Ma per fare compagnia, specie quando il malato soffre di una patologia importante o terminale, non basta essere presenti. Lo testimonia con forza prorompente don Vincent Nagle, cappellano della Fondazione Maddalena Grassi, che viene chiamato in causa «quando c’è un malato che vuole morire, perché pensa che non valga più la pena vivere e magari vuole andare in Svizzera a ricevere l’eutanasia». Per il missionario della Fraternità San Carlo Borromeo, è proprio come dice Vinay: «Si muore innanzitutto per mancanza di un significato».
E per spiegarsi meglio racconta l’esempio di Giuseppina, donna malata di Sla, madre di due figli inacapaci di farle compagnia, sorella di Caterina, morta di tumore nella fase più difficile della sua malattia. «Con Giuseppina ho parlato di Dio, dei santi, ma lei voleva solo morire. I figli erano persone oneste, ma facevano fatica a starle vicino e a prendersi cura di lei. Ho assistito a scene pesanti, la fatica era enorme. Lei non voleva appesantire la vita dei figli e farli soffrire. Stando con lei una volta le ho detto: “Giuseppina, devo dirtelo: i tuoi figli non sanno amare.
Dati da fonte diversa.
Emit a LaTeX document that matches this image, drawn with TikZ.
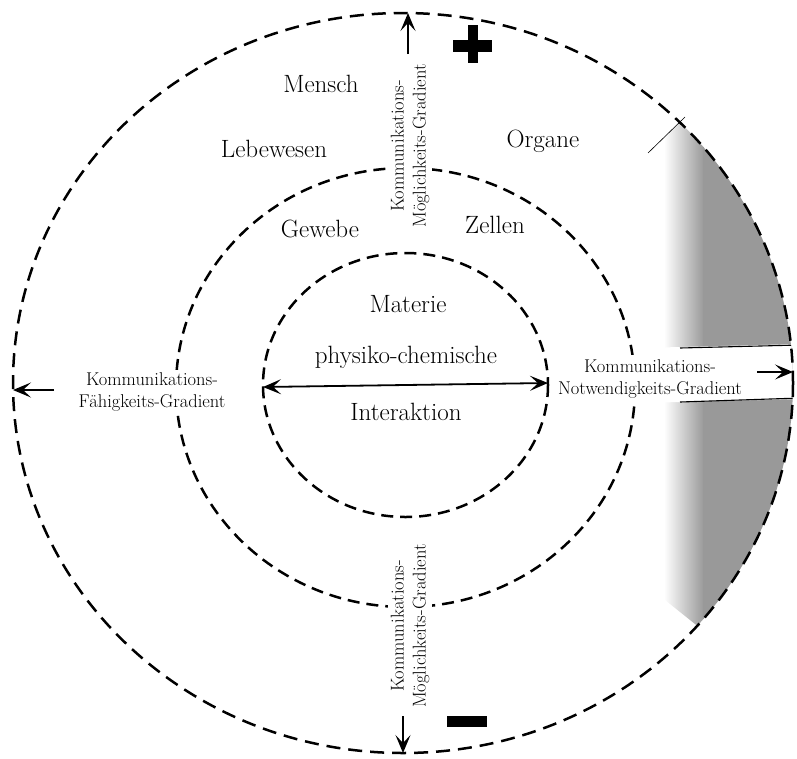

Mi dispiace. Questa tua malattia è per loro l’ultima occasione di imparare ad amare. Vuoi farlo? Lei non mi rispose ma da quel giorno non mi ha mai più espresso il desiderio di farla finita. E quando due anni dopo è morta, era serafica e in pace».
La croce di Giuseppina
Spiega ancora don Nagle:
«Giuseppina era come Cristo attaccata alla sua croce. Cristo non toglie mai la croce, ma ci accompagna fino in fondo. Giuseppina è morta grata perché ha incontrato il significato, ma questo non è possibile se non in una compagnia che lo sveli. E il significato è Cristo. Se io posso accompagnare questi malati è perché ho la loro stessa domanda di salvezza. Avere questa domanda, apre la stessa domanda negli altri e la risposta c’è, c’è, è attiva ed è all’opera».